## THE TASK
Don't include pictures. Quote the lines below from the first through the line that contains "const title = 'Huishoudensgrootte';".

Code that draws figures:
..........
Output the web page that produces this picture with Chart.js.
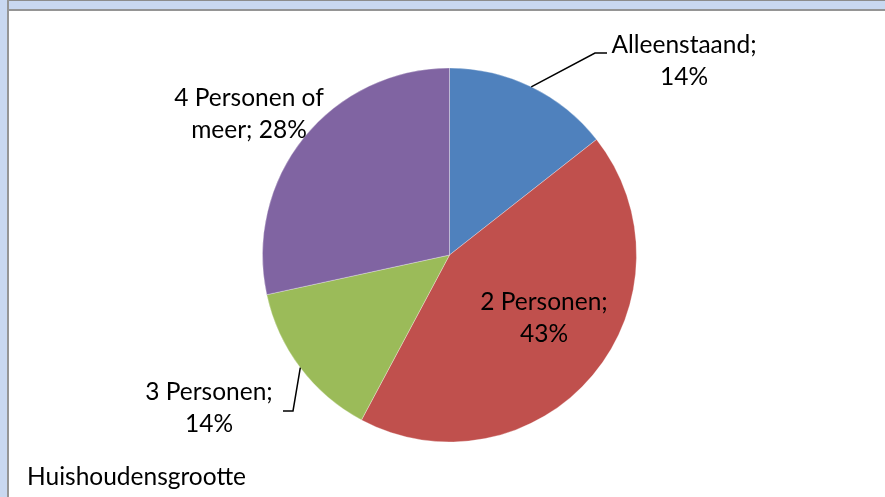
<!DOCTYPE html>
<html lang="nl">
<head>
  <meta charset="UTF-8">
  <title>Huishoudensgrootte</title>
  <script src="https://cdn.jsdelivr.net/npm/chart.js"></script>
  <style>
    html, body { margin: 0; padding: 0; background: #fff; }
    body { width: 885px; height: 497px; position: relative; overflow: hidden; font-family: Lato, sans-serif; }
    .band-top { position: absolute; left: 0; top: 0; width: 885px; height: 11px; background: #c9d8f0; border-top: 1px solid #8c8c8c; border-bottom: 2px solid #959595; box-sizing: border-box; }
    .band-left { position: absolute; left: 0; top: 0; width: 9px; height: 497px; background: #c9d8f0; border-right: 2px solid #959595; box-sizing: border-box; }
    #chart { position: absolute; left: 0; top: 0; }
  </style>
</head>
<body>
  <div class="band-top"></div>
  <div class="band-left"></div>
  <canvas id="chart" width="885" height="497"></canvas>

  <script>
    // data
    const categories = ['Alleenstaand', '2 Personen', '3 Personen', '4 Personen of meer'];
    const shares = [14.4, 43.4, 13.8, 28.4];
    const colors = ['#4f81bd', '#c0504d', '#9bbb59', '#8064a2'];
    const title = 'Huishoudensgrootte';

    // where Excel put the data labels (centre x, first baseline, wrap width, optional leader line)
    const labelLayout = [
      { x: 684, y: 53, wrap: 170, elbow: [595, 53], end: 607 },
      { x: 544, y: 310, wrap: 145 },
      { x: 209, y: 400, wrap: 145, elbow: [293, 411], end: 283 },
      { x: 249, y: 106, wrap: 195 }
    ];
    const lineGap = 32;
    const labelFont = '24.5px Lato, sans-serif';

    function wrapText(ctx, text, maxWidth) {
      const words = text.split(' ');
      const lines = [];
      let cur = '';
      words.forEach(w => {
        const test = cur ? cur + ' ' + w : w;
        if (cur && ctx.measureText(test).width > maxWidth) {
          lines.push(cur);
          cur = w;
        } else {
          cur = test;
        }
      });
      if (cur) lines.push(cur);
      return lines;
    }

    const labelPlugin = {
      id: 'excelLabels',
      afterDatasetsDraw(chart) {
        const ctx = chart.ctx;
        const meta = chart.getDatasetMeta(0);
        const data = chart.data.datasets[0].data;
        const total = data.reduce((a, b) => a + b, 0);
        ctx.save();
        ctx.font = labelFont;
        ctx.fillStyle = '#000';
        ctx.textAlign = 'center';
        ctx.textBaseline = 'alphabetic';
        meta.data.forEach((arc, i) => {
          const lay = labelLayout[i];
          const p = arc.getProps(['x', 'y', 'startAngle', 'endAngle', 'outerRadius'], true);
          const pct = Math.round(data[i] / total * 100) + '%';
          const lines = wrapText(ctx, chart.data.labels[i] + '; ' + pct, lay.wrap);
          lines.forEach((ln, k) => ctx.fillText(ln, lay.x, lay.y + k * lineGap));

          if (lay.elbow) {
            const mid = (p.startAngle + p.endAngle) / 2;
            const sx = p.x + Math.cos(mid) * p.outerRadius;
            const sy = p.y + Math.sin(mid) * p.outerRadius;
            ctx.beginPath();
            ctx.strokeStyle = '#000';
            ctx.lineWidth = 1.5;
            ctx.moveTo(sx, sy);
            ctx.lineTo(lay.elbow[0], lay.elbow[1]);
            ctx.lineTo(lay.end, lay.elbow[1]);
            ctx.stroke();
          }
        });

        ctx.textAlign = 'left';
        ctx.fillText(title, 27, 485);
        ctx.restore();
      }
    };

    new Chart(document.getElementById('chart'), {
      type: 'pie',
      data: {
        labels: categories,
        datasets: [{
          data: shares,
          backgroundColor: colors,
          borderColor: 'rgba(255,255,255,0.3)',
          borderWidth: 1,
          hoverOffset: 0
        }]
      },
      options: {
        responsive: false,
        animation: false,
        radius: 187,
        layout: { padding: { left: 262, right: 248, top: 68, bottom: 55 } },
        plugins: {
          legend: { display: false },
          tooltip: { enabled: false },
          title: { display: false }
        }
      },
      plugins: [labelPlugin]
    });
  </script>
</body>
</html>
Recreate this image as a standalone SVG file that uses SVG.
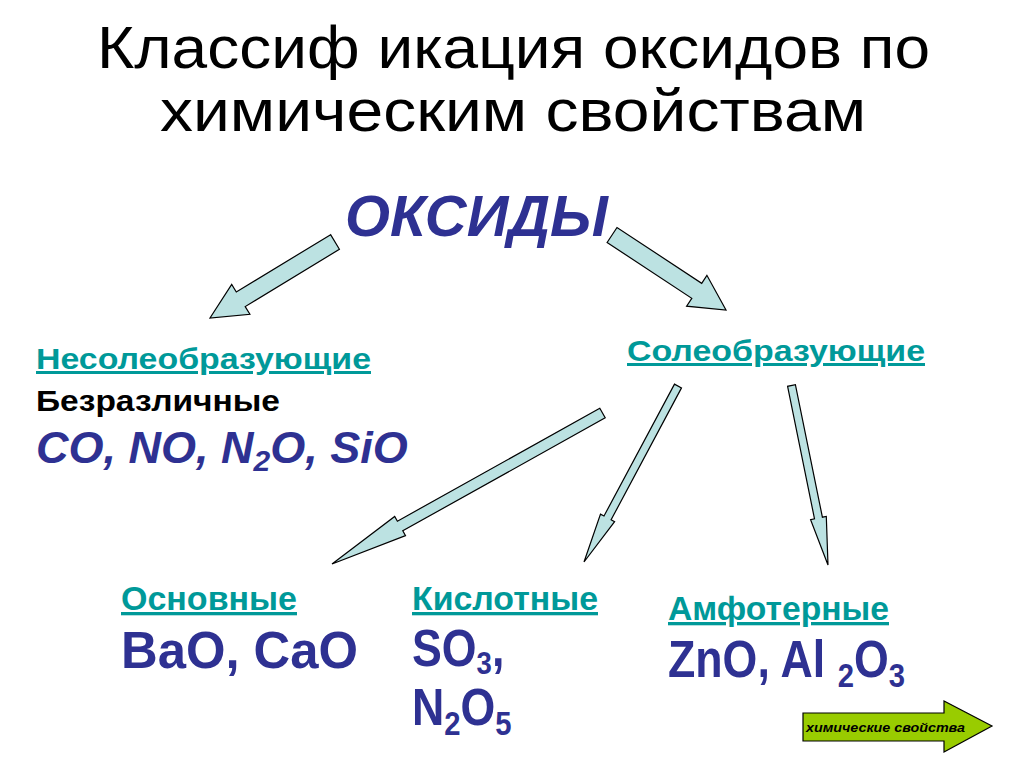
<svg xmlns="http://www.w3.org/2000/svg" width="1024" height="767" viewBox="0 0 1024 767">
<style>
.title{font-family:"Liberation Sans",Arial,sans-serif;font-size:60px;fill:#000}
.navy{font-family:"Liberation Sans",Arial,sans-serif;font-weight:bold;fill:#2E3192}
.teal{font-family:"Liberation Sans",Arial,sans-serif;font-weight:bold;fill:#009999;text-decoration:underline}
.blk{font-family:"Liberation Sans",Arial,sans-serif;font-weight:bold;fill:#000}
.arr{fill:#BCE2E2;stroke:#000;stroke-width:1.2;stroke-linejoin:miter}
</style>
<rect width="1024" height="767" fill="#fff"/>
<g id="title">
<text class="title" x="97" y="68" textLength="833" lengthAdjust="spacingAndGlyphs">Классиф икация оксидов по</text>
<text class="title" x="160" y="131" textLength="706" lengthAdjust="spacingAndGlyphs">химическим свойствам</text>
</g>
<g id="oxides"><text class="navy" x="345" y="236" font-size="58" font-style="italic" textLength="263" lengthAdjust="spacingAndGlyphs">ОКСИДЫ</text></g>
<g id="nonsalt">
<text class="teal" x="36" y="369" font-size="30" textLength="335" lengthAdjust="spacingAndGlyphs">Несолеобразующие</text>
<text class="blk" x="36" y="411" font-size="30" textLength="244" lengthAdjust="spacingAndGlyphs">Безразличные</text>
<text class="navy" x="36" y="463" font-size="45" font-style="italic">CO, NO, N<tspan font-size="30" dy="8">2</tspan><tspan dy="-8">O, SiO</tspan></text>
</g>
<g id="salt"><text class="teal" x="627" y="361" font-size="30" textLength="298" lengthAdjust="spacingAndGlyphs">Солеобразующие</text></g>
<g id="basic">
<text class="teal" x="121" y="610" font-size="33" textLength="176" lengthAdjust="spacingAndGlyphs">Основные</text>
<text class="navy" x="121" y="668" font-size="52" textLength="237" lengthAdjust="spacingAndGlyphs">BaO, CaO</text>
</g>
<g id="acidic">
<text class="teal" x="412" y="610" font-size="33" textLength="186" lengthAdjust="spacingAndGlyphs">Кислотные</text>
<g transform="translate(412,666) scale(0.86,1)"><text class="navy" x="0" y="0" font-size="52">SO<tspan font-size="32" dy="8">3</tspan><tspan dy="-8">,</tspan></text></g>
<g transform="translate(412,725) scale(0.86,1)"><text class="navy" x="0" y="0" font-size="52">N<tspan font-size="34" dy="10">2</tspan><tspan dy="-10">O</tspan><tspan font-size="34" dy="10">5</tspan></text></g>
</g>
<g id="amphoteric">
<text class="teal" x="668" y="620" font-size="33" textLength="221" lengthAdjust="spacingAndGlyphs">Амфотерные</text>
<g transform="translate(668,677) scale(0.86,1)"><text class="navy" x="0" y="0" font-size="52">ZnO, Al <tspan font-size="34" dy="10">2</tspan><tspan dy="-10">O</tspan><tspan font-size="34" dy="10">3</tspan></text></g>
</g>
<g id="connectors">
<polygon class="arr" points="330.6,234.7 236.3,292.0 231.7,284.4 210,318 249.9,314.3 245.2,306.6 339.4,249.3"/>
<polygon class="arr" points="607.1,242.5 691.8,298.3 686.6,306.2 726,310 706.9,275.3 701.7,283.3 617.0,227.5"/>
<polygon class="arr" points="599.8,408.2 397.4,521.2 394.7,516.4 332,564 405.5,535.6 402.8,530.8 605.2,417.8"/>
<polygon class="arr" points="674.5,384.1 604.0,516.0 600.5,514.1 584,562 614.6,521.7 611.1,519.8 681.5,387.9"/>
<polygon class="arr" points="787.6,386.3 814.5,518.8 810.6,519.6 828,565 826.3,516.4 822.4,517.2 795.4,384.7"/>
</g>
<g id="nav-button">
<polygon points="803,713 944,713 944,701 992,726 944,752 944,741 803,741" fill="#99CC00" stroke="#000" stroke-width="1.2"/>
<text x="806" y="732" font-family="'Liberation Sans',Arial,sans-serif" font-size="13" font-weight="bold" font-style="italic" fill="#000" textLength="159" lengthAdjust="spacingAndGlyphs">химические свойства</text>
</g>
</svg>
..........
## THE ANSWER
Output the web page that produces this picture with Chart.js.
<!DOCTYPE html>
<html lang="nl">
<head>
  <meta charset="UTF-8">
  <title>Huishoudensgrootte</title>
  <script src="https://cdn.jsdelivr.net/npm/chart.js"></script>
  <style>
    html, body { margin: 0; padding: 0; background: #fff; }
    body { width: 885px; height: 497px; position: relative; overflow: hidden; font-family: Lato, sans-serif; }
    .band-top { position: absolute; left: 0; top: 0; width: 885px; height: 11px; background: #c9d8f0; border-top: 1px solid #8c8c8c; border-bottom: 2px solid #959595; box-sizing: border-box; }
    .band-left { position: absolute; left: 0; top: 0; width: 9px; height: 497px; background: #c9d8f0; border-right: 2px solid #959595; box-sizing: border-box; }
    #chart { position: absolute; left: 0; top: 0; }
  </style>
</head>
<body>
  <div class="band-top"></div>
  <div class="band-left"></div>
  <canvas id="chart" width="885" height="497"></canvas>

  <script>
    // data
    const categories = ['Alleenstaand', '2 Personen', '3 Personen', '4 Personen of meer'];
    const shares = [14.4, 43.4, 13.8, 28.4];
    const colors = ['#4f81bd', '#c0504d', '#9bbb59', '#8064a2'];
    const title = 'Huishoudensgrootte';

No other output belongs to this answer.